Alright well for starts, you're right that there's so many variables that come into play that it is near impossible. But not flat out impossible. It's not practical, is the proper way to put it. The cost-benefit is so beyond us that there'd be no reason to consider.
Attaining the right mix [of atmospheric gasses] is not impossible. However, it is the largest issue that faces full terraforming. Terraforming works in phases. Atmospheric pressure is phase 1, and phase 2 is implementing filler gasses into the atmosphere. That is to say... we would need an inert gas, primarily nitrogen, to fill the air. Too much CO2 is poisonous. Obviously you need oxygen, but too much oxygen makes the planet a combustible nightmare. Nitrogen is also important for all forms of life. Getting the right mix is difficult. There's enough nitrates absorbed in the soil to make it 'possible', but the reality is that that would take millenia to accomplish. ~1000 years. Not something we're considering.
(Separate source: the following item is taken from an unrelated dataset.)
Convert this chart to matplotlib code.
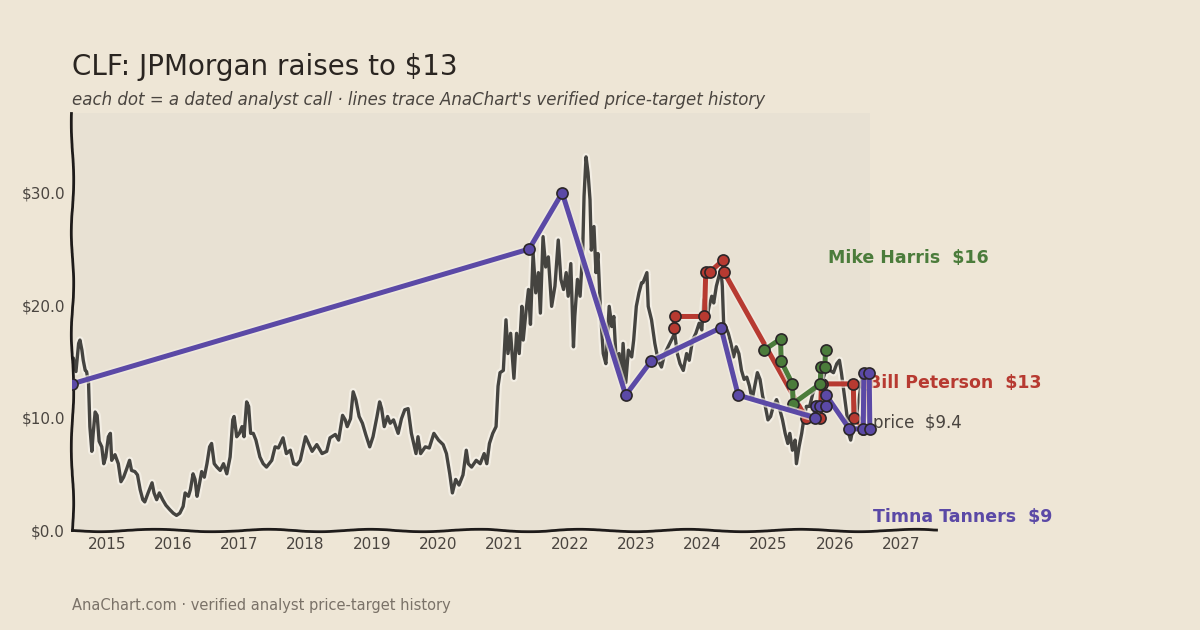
import numpy as np
import matplotlib.pyplot as plt
import matplotlib.patheffects as pe

# closing price, decimal year vs USD
price_t = [2014.47, 2014.49, 2014.53, 2014.57, 2014.59, 2014.62, 2014.64, 2014.67, 2014.69, 2014.72,
           2014.74, 2014.77, 2014.79, 2014.82, 2014.85, 2014.88, 2014.92, 2014.95, 2014.98, 2015.02,
           2015.05, 2015.07, 2015.12, 2015.17, 2015.21, 2015.25, 2015.30, 2015.34, 2015.37, 2015.42,
           2015.46, 2015.50, 2015.54, 2015.57, 2015.62, 2015.68, 2015.71, 2015.75, 2015.79, 2015.84,
           2015.89, 2015.95, 2016.00, 2016.05, 2016.10, 2016.15, 2016.18, 2016.23, 2016.26, 2016.30,
           2016.33, 2016.36, 2016.39, 2016.43, 2016.47, 2016.51, 2016.55, 2016.58, 2016.62, 2016.66,
           2016.71, 2016.76, 2016.81, 2016.86, 2016.90, 2016.92, 2016.96, 2017.00, 2017.04, 2017.07,
           2017.11, 2017.14, 2017.17, 2017.21, 2017.25, 2017.31, 2017.36, 2017.41, 2017.49, 2017.54,
           2017.59, 2017.66, 2017.71, 2017.77, 2017.82, 2017.87, 2017.92, 2018.00, 2018.10, 2018.17,
           2018.25, 2018.32, 2018.37, 2018.45, 2018.50, 2018.56, 2018.60, 2018.63, 2018.68, 2018.72,
           2018.76, 2018.81, 2018.86, 2018.91, 2018.97, 2019.02, 2019.08, 2019.12, 2019.15, 2019.19,
           2019.24, 2019.28, 2019.33, 2019.40, 2019.45, 2019.50, 2019.55, 2019.60, 2019.67, 2019.70,
           2019.74, 2019.81, 2019.87, 2019.94, 2020.01, 2020.08, 2020.13, 2020.18, 2020.22, 2020.27,
           2020.32, 2020.38, 2020.43, 2020.46, 2020.51, 2020.58, 2020.64, 2020.70, 2020.74, 2020.78,
           2020.83, 2020.88, 2020.91, 2020.94, 2020.99, 2021.03, 2021.06, 2021.10, 2021.15, 2021.19,
           2021.23, 2021.27, 2021.29, 2021.33, 2021.37, 2021.40, 2021.44, 2021.48, 2021.52, 2021.55,
           2021.59, 2021.63, 2021.67, 2021.72, 2021.77, 2021.82, 2021.86, 2021.90, 2021.94, 2021.97,
           2022.01, 2022.05, 2022.07, 2022.11, 2022.15, 2022.19, 2022.21, 2022.24, 2022.27, 2022.30,
           2022.32, 2022.36, 2022.39, 2022.42, 2022.46, 2022.50, 2022.54, 2022.59, 2022.63, 2022.66,
           2022.70, 2022.74, 2022.78, 2022.80, 2022.84, 2022.88, 2022.93, 2022.96, 2023.00, 2023.04,
           2023.08, 2023.10, 2023.16, 2023.18, 2023.23, 2023.28, 2023.33, 2023.38, 2023.43, 2023.48,
           2023.53, 2023.58, 2023.62, 2023.66, 2023.71, 2023.76, 2023.80, 2023.85, 2023.90, 2023.95,
           2023.99, 2024.02, 2024.06, 2024.10, 2024.14, 2024.17, 2024.21, 2024.25, 2024.28, 2024.30,
           2024.32, 2024.35, 2024.39, 2024.43, 2024.47, 2024.51, 2024.55, 2024.59, 2024.63, 2024.67,
           2024.71, 2024.75, 2024.79, 2024.83, 2024.87, 2024.91, 2024.95, 2024.99, 2025.03, 2025.07,
           2025.12, 2025.17, 2025.21, 2025.25, 2025.29, 2025.32, 2025.36, 2025.40, 2025.42, 2025.46,
           2025.50, 2025.53, 2025.57, 2025.62, 2025.67, 2025.72, 2025.78, 2025.83, 2025.88, 2025.93,
           2025.98, 2026.03, 2026.07, 2026.10, 2026.14, 2026.18, 2026.21, 2026.24, 2026.28, 2026.33,
           2026.38, 2026.41, 2026.46, 2026.49, 2026.53]
price_v = [14.5, 15.3, 14.1, 16.6, 16.9, 16.0, 15.1, 14.2, 14.1, 13.1,
           9.2, 7.0, 8.6, 10.5, 10.2, 7.9, 7.4, 5.9, 6.5, 8.3,
           8.6, 6.2, 6.7, 5.9, 4.3, 4.7, 5.5, 6.2, 5.3, 5.2,
           4.9, 3.6, 2.7, 2.5, 3.3, 4.2, 3.3, 2.7, 3.3, 2.7,
           2.2, 1.8, 1.5, 1.3, 1.5, 2.1, 3.3, 3.0, 3.6, 5.0,
           4.5, 3.0, 3.9, 5.2, 4.7, 5.9, 7.4, 7.7, 5.9, 5.6,
           5.3, 5.9, 5.0, 6.5, 9.8, 10.1, 8.3, 8.6, 9.2, 8.3,
           11.4, 11.0, 8.6, 8.6, 8.0, 6.5, 5.9, 5.6, 6.2, 7.4,
           7.3, 8.2, 6.8, 7.1, 5.9, 5.8, 6.2, 8.3, 7.0, 7.6,
           6.8, 7.0, 8.2, 8.5, 8.0, 10.2, 9.8, 9.2, 9.9, 12.3,
           11.6, 10.1, 9.5, 8.5, 7.4, 8.3, 10.1, 11.4, 10.8, 9.2,
           10.1, 9.5, 9.8, 8.6, 9.9, 10.7, 10.8, 8.6, 6.8, 8.3,
           6.8, 7.4, 7.3, 8.6, 8.0, 7.6, 6.8, 5.0, 3.3, 4.5,
           4.0, 4.9, 7.1, 5.9, 5.6, 6.2, 5.9, 6.8, 5.9, 7.7,
           8.6, 9.2, 12.8, 14.0, 14.2, 18.7, 15.7, 17.5, 13.5, 17.5,
           15.7, 19.9, 16.9, 19.3, 21.4, 18.3, 24.6, 21.1, 22.9, 19.3,
           26.1, 23.4, 24.3, 19.9, 21.7, 25.8, 22.3, 21.4, 22.9, 20.8,
           23.7, 16.3, 19.0, 22.3, 20.8, 24.9, 29.7, 33.2, 31.8, 29.4,
           24.9, 27.0, 22.9, 24.6, 19.3, 15.7, 14.8, 19.9, 18.1, 19.0,
           14.5, 15.7, 13.4, 16.6, 13.1, 16.0, 15.4, 16.9, 19.9, 21.1,
           22.0, 22.0, 22.9, 19.9, 18.7, 16.6, 15.1, 14.5, 15.7, 16.3,
           16.9, 17.5, 15.7, 14.8, 14.2, 15.7, 15.1, 16.9, 17.5, 18.4,
           17.8, 20.5, 18.7, 19.9, 20.8, 20.2, 21.7, 22.6, 23.2, 21.7,
           18.4, 18.1, 17.5, 16.6, 15.4, 16.3, 15.7, 14.2, 13.4, 13.6,
           12.8, 11.6, 12.8, 14.0, 13.4, 11.9, 11.0, 9.8, 10.1, 11.0,
           11.6, 10.7, 9.8, 8.6, 7.7, 8.6, 7.1, 8.0, 5.9, 7.4,
           8.6, 9.8, 11.0, 11.0, 12.2, 12.8, 13.1, 13.6, 14.5, 14.2,
           14.0, 14.8, 15.1, 14.0, 12.2, 10.4, 8.6, 8.0, 9.2, 10.4,
           12.2, 13.6, 13.4, 10.4, 9.4]

# analyst price-target calls
peterson_t = [2023.57, 2023.58, 2024.03, 2024.05, 2024.12, 2024.31, 2024.32,
              2025.56, 2025.78, 2025.80, 2026.28, 2026.29, 2026.43, 2026.45]
peterson_v = [18, 19, 19, 23, 23, 24, 23, 10, 10, 13, 13, 10, 9, 13]

harris_t = [2024.93, 2025.18, 2025.19, 2025.36, 2025.37, 2025.78, 2025.79, 2025.85, 2025.86]
harris_v = [16, 17, 15, 13, 11.25, 13, 14.5, 14.5, 16]

tanners_t = [2014.47, 2021.38, 2021.88, 2022.84, 2023.22, 2024.28, 2024.54, 2025.70,
             2025.71, 2025.78, 2025.86, 2025.87, 2026.22, 2026.43, 2026.44, 2026.52, 2026.53]
tanners_v = [13, 25, 30, 12, 15, 18, 12, 10, 11, 11, 11, 12, 9, 9, 14, 14, 9]

year_ticks = list(range(2015, 2028))
value_ticks = [0, 10, 20, 30]

BG = '#EEE6D6'
PLOT_BG = '#E8E1D3'
INK = '#4A4540'
PURPLE = '#5B49A6'
RED = '#B73A31'
GREEN = '#4B7C3B'

plt.rcParams['font.family'] = ['DejaVu Sans']

fig = plt.figure(figsize=(12, 6.3), dpi=100, facecolor=BG)
ax = fig.add_axes([0.06, 0.1587, 0.72, 0.6619])
ax.set_facecolor(BG)
ax.set_xlim(2014.47, 2027.53)
ax.set_ylim(0, 37.1)

# shaded data region
ax.axvspan(price_t[0], price_t[-1], color=PLOT_BG, lw=0, zorder=0)

# price line with a light halo
ax.plot(price_t, price_v, color='#454440', lw=2.4, zorder=2, solid_joinstyle='round',
        path_effects=[pe.withStroke(linewidth=5.5, foreground='#F3EEE4')])


def plot_calls(t, v, color, z):
    ax.plot(t, v, color=color, lw=3.6, zorder=z, solid_joinstyle='round',
            path_effects=[pe.withStroke(linewidth=6, foreground='#F1ECE2', alpha=0.7)])
    ax.plot(t, v, 'o', ms=8, mfc=color, mec='#2B2628', mew=1.2, zorder=z + 0.5)


plot_calls(peterson_t, peterson_v, RED, 3)
plot_calls(harris_t, harris_v, GREEN, 4)
plot_calls(tanners_t, tanners_v, PURPLE, 5)

# end labels
lab = dict(fontsize=12.5, fontweight='bold', va='center', clip_on=False)
ax.text(2025.90, 24.2, 'Mike Harris  $16', color=GREEN, **lab)
ax.text(2026.50, 13.05, 'Bill Peterson  $13', color=RED, **lab)
ax.text(2026.58, 1.15, 'Timna Tanners  $9', color=PURPLE, **lab)
ax.text(2026.58, 9.5, 'price  $9.4', color=INK, fontsize=12, va='center', clip_on=False)

# axes styling, hand-drawn spines
for side in ['top', 'right']:
    ax.spines[side].set_visible(False)
for side in ['left', 'bottom']:
    ax.spines[side].set_color('#1E1B1A')
    ax.spines[side].set_linewidth(2)
    ax.spines[side].set_sketch_params(scale=1.2, length=120, randomness=2)

ax.set_xticks(year_ticks)
ax.set_xticklabels([str(y) for y in year_ticks])
ax.set_yticks(value_ticks)
ax.set_yticklabels(['$%.1f' % v for v in value_ticks])
ax.tick_params(length=0, labelsize=11, colors=INK, pad=5)

fig.text(0.06, 0.881, 'CLF: JPMorgan raises to $13', fontsize=20, color='#2A2521', va='baseline')
fig.text(0.06, 0.833, "each dot = a dated analyst call \u00b7 lines trace AnaChart's verified price-target history",
         fontsize=12, style='italic', color=INK, va='baseline')
fig.text(0.06, 0.031, 'AnaChart.com \u00b7 verified analyst price-target history',
         fontsize=10.5, color='#7A7268', va='baseline')

fig.savefig('out.png', dpi=100, facecolor=BG)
But that's okay. We know it's possible to make a breathable atmosphere much like the one here. It'd take a long time, but it's possible. We aren't concerned with that though. Making it habitable only requires atmospheric pressure and temperature. Indoor environments and supplied oxygen is not something that's hard to contain. Pressurization and freezing temperatures are something that completely limit any realistic settling on Mars.
As far as debris, that's part of my hypothesis. I've estimated that the optimal impact size is a 2-6km asteroid/comet. Anything bigger is likely to have adverse secondary effects, like popping up too much dust and blocking out sunlight and cooling the planet even further. It's also important to know that impacting is a synergistic effect. It alone is not nearly powerful enough to get the job done. It's primary purpose also isn't to create energy, surprisingly. Most of that would have to be done via solar reflectors and manufacturing of artificial halocarbon greenhouse gasses on site. Impacting, however, has a lot to do with local thermodynamics, and more importantly, importation of volatile greenhouses gasses present in the asteroid/comet such as ammonia.
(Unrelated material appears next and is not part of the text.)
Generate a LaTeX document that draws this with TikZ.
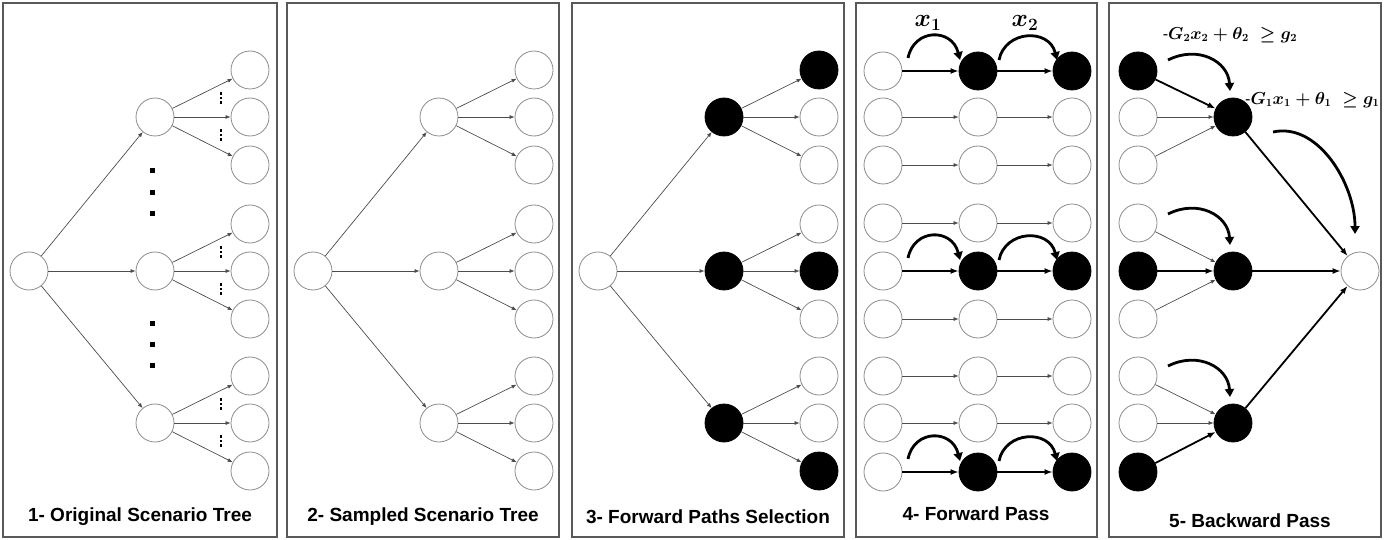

That leads to your next point. Finding asteroids that are rich in ices useful for importing is very very hard. It's my (weak) hypothesis that comets would be much more friendly for the task. I'm not sure if you assumed asteroids to be better because of mass or because of proximity, but that strikes another point... it's a lot easier to convince an object to move from the outer solar system in than it is to move an object from inside at Mars, because objects in the outer solar system move slower. That means you'd require a much smaller change in momentum to move outer objects. The fact that they're farther away just means you'll need to be more precise and you'll need to wait a whole lot longer. But who's counting time for an already impractical project?
The core of the paper is actually about finding the right asteroid/comet in the right orbit and figuring out how to move it.
Ethics is a compleeetely different story. I tend to favor the idea of "if there's no life there now, it's our sandbox to play with." But there's a lot of other issues. Another major issue is solar radiation. Mars lacks a magnetosphere, so the sun would literally poison us from prolongued exposure. Lot's of things to consider.